En 1854, el Papa Pío IX, declaró solemnemente la Inmaculada Concepción de la Virgen, que celebramos cada 8 de diciembre.
Esto significa que fue preservada inmune de toda mancha de la culpa original desde el primer instante de su concepción -por singular gracia y privilegio de Dios omnipotente- en atención a los méritos de Cristo Jesús Salvador del género humano.
El ángel Gabriel, entrando en su presencia, dijo: “Alégrate, llena de gracia, el Señor está contigo”. (Lc, 1,28).
Busca a Dios en el fondo de tu corazón limpio, puro; en el fondo de tu alma cuando le eres fiel, ¡y no pierdas nunca esa intimidad!

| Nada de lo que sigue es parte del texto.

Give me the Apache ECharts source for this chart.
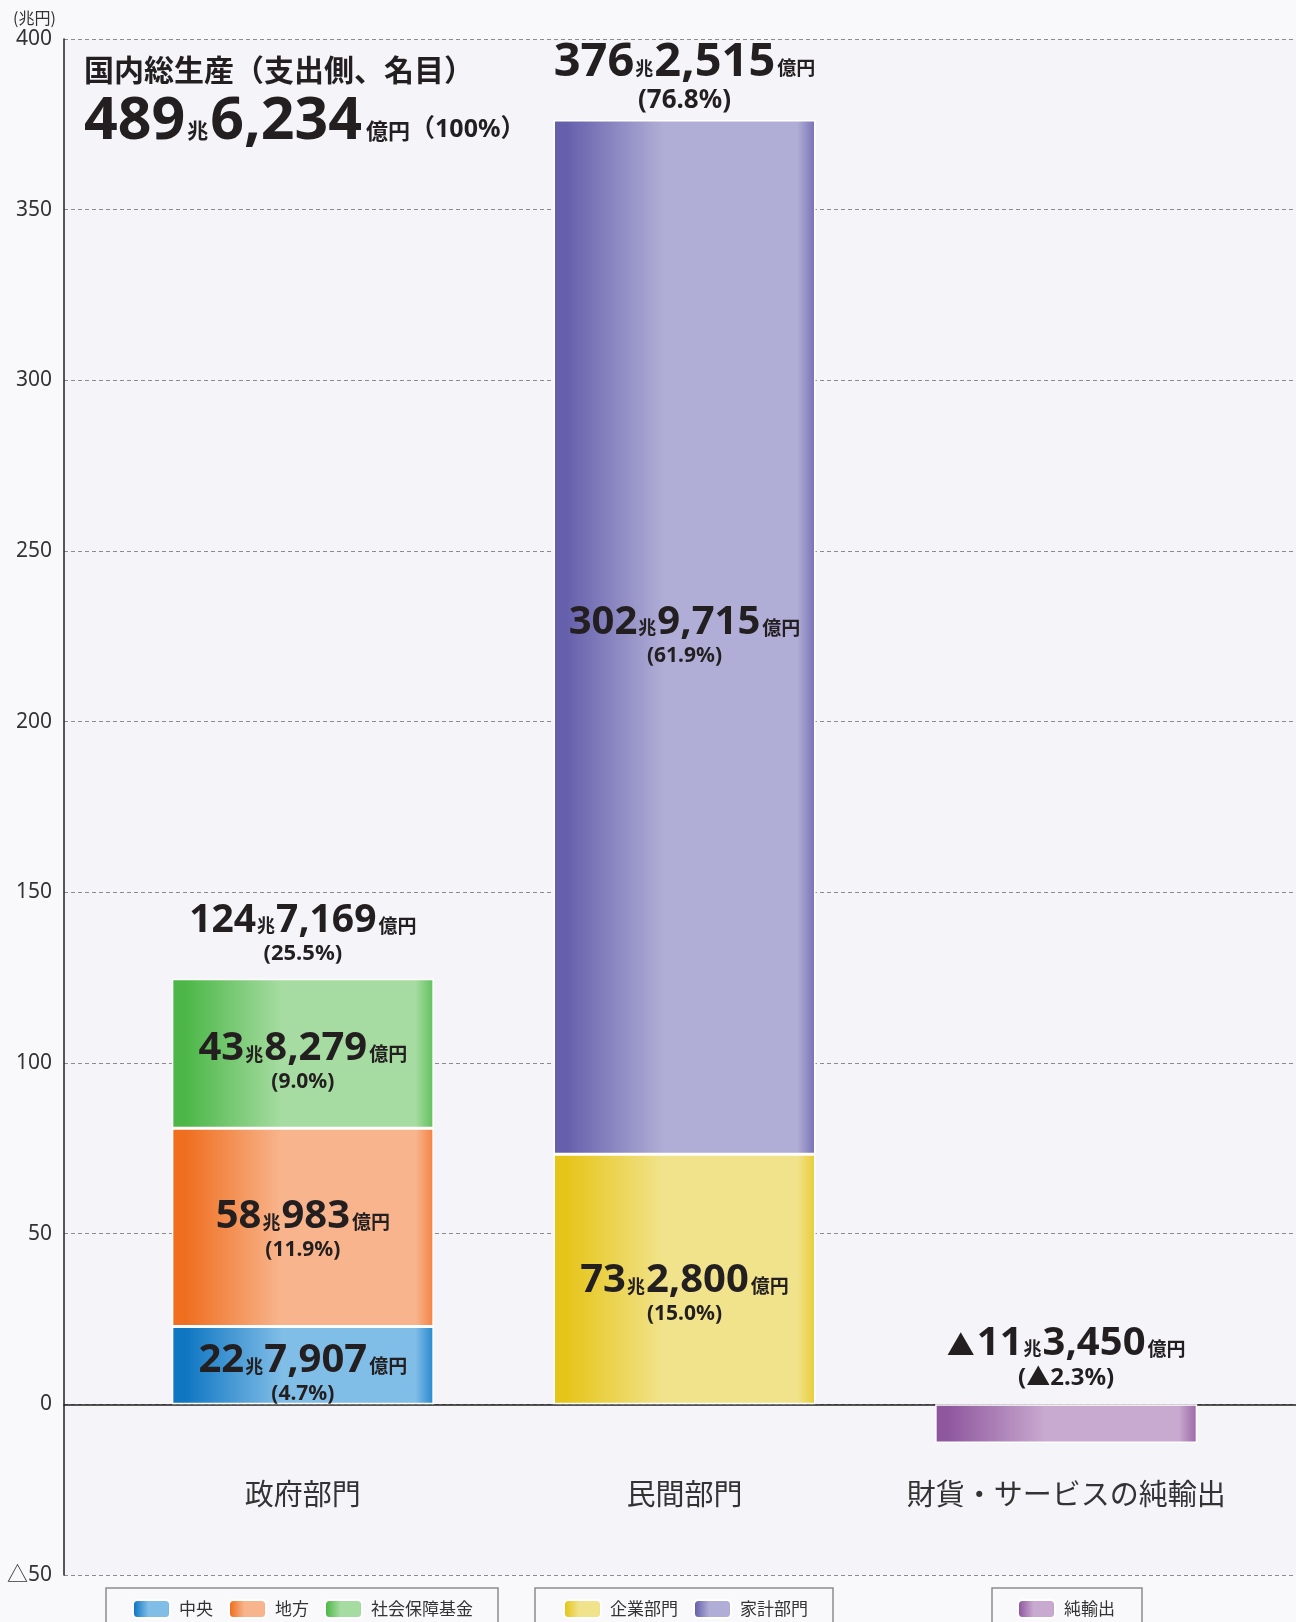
<!DOCTYPE html>
<html>
<head>
<meta charset="utf-8">
<script src="https://cdn.jsdelivr.net/npm/echarts@6/dist/echarts.min.js"></script>
<style>
  html, body { margin: 0; padding: 0; background: #f9f9fb; }
  #main { width: 1296px; height: 1622px; }
</style>
</head>
<body>
<div id="main"></div>
<script>
// カテゴリ
var categories = ['政府部門', '民間部門', '財貨・サービスの純輸出'];
// 各部門の値（兆円）
var chuo = [22.7907, '-', '-'];
var chiho = [58.0983, '-', '-'];
var shakai = [43.8279, '-', '-'];
var kigyo = ['-', 73.2800, '-'];
var kakei = ['-', 302.9715, '-'];
var junyushutsu = ['-', '-', -11.3450];
// 構成比（%）
var chuoPct = [4.7, null, null];
var chihoPct = [11.9, null, null];
var shakaiPct = [9.0, null, null];
var kigyoPct = [null, 15.0, null];
var kakeiPct = [null, 61.9, null];
// 部門計
var totals = [124.7169, 376.2515, -11.3450];
var totalPct = [25.5, 76.8, -2.3];
// 国内総生産
var gdpTotal = 489.6234;
var gdpPct = 100;
// 軸
var yTicks = [-50, 0, 50, 100, 150, 200, 250, 300, 350, 400];

var NUM = '"Noto Sans", "Noto Sans CJK JP", sans-serif';
var JP = '"Noto Sans CJK JP", sans-serif';

function grad(dark, light, edge) {
    return new echarts.graphic.LinearGradient(0, 0, 1, 0, [
        { offset: 0, color: dark },
        { offset: 0.05, color: dark },
        { offset: 0.42, color: light },
        { offset: 0.93, color: light },
        { offset: 1, color: edge }
    ]);
}

// 兆・億に分ける
function splitCho(v) {
    var n = Math.round(Math.abs(v) * 10000);
    var cho = Math.floor(n / 10000);
    var oku = n % 10000;
    return { cho: String(cho), oku: oku.toLocaleString('en-US') };
}

function pctText(p) {
    return p < 0 ? '(▲' + (-p).toFixed(1) + '%)' : '(' + p.toFixed(1) + '%)';
}

var innerRich = {
    b: { fontFamily: NUM, fontWeight: 'bold', fontSize: 40, color: '#231f20', lineHeight: 42 },
    u: { fontFamily: JP, fontWeight: 'bold', fontSize: 18, color: '#231f20', padding: [11, 1, 0, 1] },
    y: { fontFamily: JP, fontWeight: 'bold', fontSize: 19, color: '#231f20', padding: [11, 0, 0, 2] },
    p: { fontFamily: NUM, fontWeight: 'bold', fontSize: 21, color: '#231f20', lineHeight: 26 }
};

function innerLabel(pcts, dy) {
    return {
        show: true,
        position: 'inside',
        offset: [0, dy],
        formatter: function (p) {
            var s = splitCho(p.value);
            return '{b|' + s.cho + '}{u|兆}{b|' + s.oku + '}{y|億円}\n{p|' + pctText(pcts[p.dataIndex]) + '}';
        },
        rich: innerRich
    };
}

function barSeries(name, data, color, label) {
    return {
        name: name,
        type: 'bar',
        stack: 'all',
        stackStrategy: 'positive',
        xAxisIndex: 1,
        yAxisIndex: 1,
        barWidth: 262,
        data: data,
        itemStyle: { color: color, borderColor: '#ffffff', borderWidth: 1.5 },
        label: label || { show: false }
    };
}

var topRich = {
    b0: { fontFamily: NUM, fontWeight: 'bold', fontSize: 39, color: '#231f20', lineHeight: 40 },
    b1: { fontFamily: NUM, fontWeight: 'bold', fontSize: 47, color: '#231f20', lineHeight: 48 },
    b2: { fontFamily: NUM, fontWeight: 'bold', fontSize: 40, color: '#231f20', lineHeight: 42 },
    t2: { fontFamily: JP, fontSize: 28, color: '#231f20', padding: [4, 2, 0, 0] },
    u: { fontFamily: JP, fontWeight: 'bold', fontSize: 18, color: '#231f20', padding: [10, 1, 0, 1] },
    y: { fontFamily: JP, fontWeight: 'bold', fontSize: 19, color: '#231f20', padding: [10, 0, 0, 2] },
    p0: { fontFamily: NUM, fontWeight: 'bold', fontSize: 22, color: '#231f20', lineHeight: 26 },
    p1: { fontFamily: NUM, fontWeight: 'bold', fontSize: 26, color: '#231f20', lineHeight: 28 },
    p2: { fontFamily: NUM, fontWeight: 'bold', fontSize: 24, color: '#231f20', lineHeight: 28 }
};

var option = {
    backgroundColor: '#f9f9fb',
    animation: false,
    textStyle: { fontFamily: JP },
    grid: [
        { left: 64, right: 0, top: 39, bottom: 47, show: true, backgroundColor: '#f4f4f9', borderWidth: 0 },
        { left: 112, right: 39, top: 39, bottom: 47 }
    ],
    xAxis: [
        {
            type: 'value', gridIndex: 0, min: 0, max: 1,
            axisLine: { show: true, onZero: true, lineStyle: { color: '#231f20', width: 1.5 } },
            axisTick: { show: false }, axisLabel: { show: false }, splitLine: { show: false }
        },
        {
            type: 'category', gridIndex: 1, data: categories,
            offset: -96,
            axisLine: { show: false }, axisTick: { show: false },
            axisLabel: { interval: 0, fontSize: 29, color: '#333333', margin: 0, fontFamily: JP }
        }
    ],
    yAxis: [
        {
            type: 'value', gridIndex: 0, min: -50, max: 400, interval: 50,
            axisLine: { show: true, lineStyle: { color: '#231f20', width: 1.5 } },
            axisTick: { show: false },
            axisLabel: {
                fontSize: 21, color: '#333333', margin: 12, fontFamily: NUM,
                formatter: function (v) { return yTicks.indexOf(v) < 0 ? '' : (v < 0 ? '△' + (-v) : String(v)); }
            },
            splitLine: { show: true, lineStyle: { color: '#8c8c8c', width: 1, type: [4, 3] } }
        },
        {
            type: 'value', gridIndex: 1, min: -50, max: 400, interval: 50,
            show: false
        }
    ],
    legend: [
        {
            data: ['中央', '地方', '社会保障基金'],
            left: 106, top: 1588, itemWidth: 37, itemHeight: 18, itemGap: 15,
            padding: [11, 25, 20, 26], borderColor: '#8c8c8c', borderWidth: 1.5,
            textStyle: { fontSize: 17, color: '#333333', fontFamily: JP, padding: [0, 0, 0, 4] }
        },
        {
            data: ['企業部門', '家計部門'],
            left: 535, top: 1588, itemWidth: 37, itemHeight: 18, itemGap: 15,
            padding: [11, 25, 20, 28], borderColor: '#8c8c8c', borderWidth: 1.5,
            textStyle: { fontSize: 17, color: '#333333', fontFamily: JP, padding: [0, 0, 0, 4] }
        },
        {
            data: ['純輸出'],
            left: 992, top: 1588, itemWidth: 37, itemHeight: 18, itemGap: 15,
            padding: [11, 27, 20, 25], borderColor: '#8c8c8c', borderWidth: 1.5,
            textStyle: { fontSize: 17, color: '#333333', fontFamily: JP, padding: [0, 0, 0, 4] }
        }
    ],
    graphic: [
        {
            type: 'text', left: 13, top: 10,
            style: { text: '(兆円)', fontSize: 16, fill: '#333333', fontFamily: JP }
        },
        {
            type: 'text', left: 84, top: 55,
            style: {
                text: '{t|国内総生産（支出側、名目）}\n{n|' + splitCho(gdpTotal).cho + '}{u|兆}{n|' + splitCho(gdpTotal).oku + '}{y|億円}{q|（' + gdpPct + '%）}',
                rich: {
                    t: { fontFamily: JP, fontWeight: 'bold', fontSize: 30, fill: '#231f20', lineHeight: 42 },
                    n: { fontFamily: NUM, fontWeight: 'bold', fontSize: 59, fill: '#231f20', lineHeight: 62 },
                    u: { fontFamily: JP, fontWeight: 'bold', fontSize: 21, fill: '#231f20', padding: [17, 2, 0, 2] },
                    y: { fontFamily: JP, fontWeight: 'bold', fontSize: 22, fill: '#231f20', padding: [17, 0, 0, 4] },
                    q: { fontFamily: NUM, fontWeight: 'bold', fontSize: 25, fill: '#231f20', padding: [15, 0, 0, 0] }
                }
            }
        }
    ],
    series: [
        barSeries('中央', chuo, grad('#0f76c2', '#80bde7', '#2488cc'), innerLabel(chuoPct, 8)),
        barSeries('地方', chiho, grad('#ef6e1f', '#f8b58d', '#f38241'), innerLabel(chihoPct, 2)),
        barSeries('社会保障基金', shakai, grad('#4cb747', '#a6dca1', '#5fc05a'), innerLabel(shakaiPct, 8)),
        barSeries('企業部門', kigyo, grad('#e6c51a', '#f1e38c', '#e9cc34'), innerLabel(kigyoPct, 14)),
        barSeries('家計部門', kakei, grad('#6660ac', '#b0aed6', '#7670b4'), innerLabel(kakeiPct, -2)),
        barSeries('純輸出', junyushutsu, grad('#8f589e', '#c8a9cf', '#9a66a5')),
        {
            // 部門計のラベル用（高さ0）
            name: '計',
            type: 'bar',
            stack: 'all',
            stackStrategy: 'positive',
            xAxisIndex: 1,
            yAxisIndex: 1,
            barWidth: 262,
            data: [0, { value: 0, label: { distance: 5 } }, 0],
            itemStyle: { color: 'rgba(0,0,0,0)' },
            label: {
                show: true,
                position: 'top',
                distance: 12,
                formatter: function (p) {
                    var i = p.dataIndex;
                    var s = splitCho(totals[i]);
                    var tri = totals[i] < 0 ? '{t2|▲}' : '';
                    return tri + '{b' + i + '|' + s.cho + '}{u|兆}{b' + i + '|' + s.oku + '}{y|億円}\n{p' + i + '|' + pctText(totalPct[i]) + '}';
                },
                rich: topRich
            }
        }
    ]
};

var chart = echarts.init(document.getElementById('main'));
chart.setOption(option);
</script>
</body>
</html>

-Y, si alguna vez no sabes cómo hablarle, ni qué decir, o no te atreves a buscar a Jesús dentro de ti, acude a María, “tota pulchra” -toda pura, maravillosa-, para confiarle: Señora, Madre nuestra, el Señor ha querido que fueras tú, con tus manos, quien cuidara a Dios: ¡enséñame -enséñanos a todos- a tratar a tu Hijo! (Forja, 84).
Me conmovió la súplica encendida que salió de tus labios: “Dios mío: sólo deseo ser agradable a tus ojos: todo lo demás no me importa. -Madre Inmaculada, haz que me mueva exclusivamente el Amor”. (Forja, 1028).
¡Cómo gusta a los hombres que les recuerden su parentesco con personajes de la literatura, de la política, de la milicia, de la Iglesia!… —Canta ante la Virgen Inmaculada, recordándole: Dios te salve, María, Hija de Dios Padre: Dios te salve María, Madre de Dios Hijo: Dios te salve María, Esposa de Dios Espíritu Santo… ¡Más que tú, sólo Dios! (Camino, 496).
Cuando te veas con el corazón seco, sin saber qué decir, acude con confianza a la Virgen. Dile: Madre mía Inmaculada, interceded por mí. Si la invocas con fe, Ella te hará gustar -en medio de esa sequedad- de la cercanía de Dios. (Surco, 695).
Permíteme un consejo, para que lo pongas en práctica a diario. Cuando el corazón te haga notar sus bajas tendencias, reza despacio a la Virgen Inmaculada: ¡mírame con compasión, no me dejes, Madre mía! -Y aconséjalo a otros. (Surco, 849).
Seguramente también vosotros, al ver en estos días a tantos cristianos que expresan de mil formas diversas su cariño a la Virgen María, os sentís más dentro de la Iglesia, más hermanos de todos esos hermanos vuestros. Es como en una reunión de familia, cuando los hijos mayores, que la vida ha separado, vuelven a encontrarse junto a su madre, con ocasión de alguna fiesta. Y, si alguna vez han discutido entre sí y se han tratado mal, aquel día no; aquel día se sienten unidos, se reconocen todos en el afecto común. (Es Cristo que pasa, 139).
Virgen Inmaculada, ¡Madre!, no me abandones: mira cómo se llena de lágrimas mi pobre corazón. -¡No quiero ofender a mi Dios! -Ya sé, y pienso que no lo olvidaré nunca, que no valgo nada: ¡cuánto me pesa mi poquedad, mi soledad! Pero… no estoy solo: tú, Dulce Señora, y mi Padre Dios no me dejáis.
Ante la rebelión de mi carne y ante las razones diabólicas contra mi Fe, amo a Jesús y creo: Amo y Creo. (Forja, 215).
Juan, el discípulo amado de Jesús, recibe a María, la introduce en su casa, en su vida. Los autores espirituales han visto en esas palabras, que relata el Santo Evangelio, una invitación dirigida a todos los cristianos para que pongamos también a María en nuestras vidas. (Es Cristo que pasa, 140).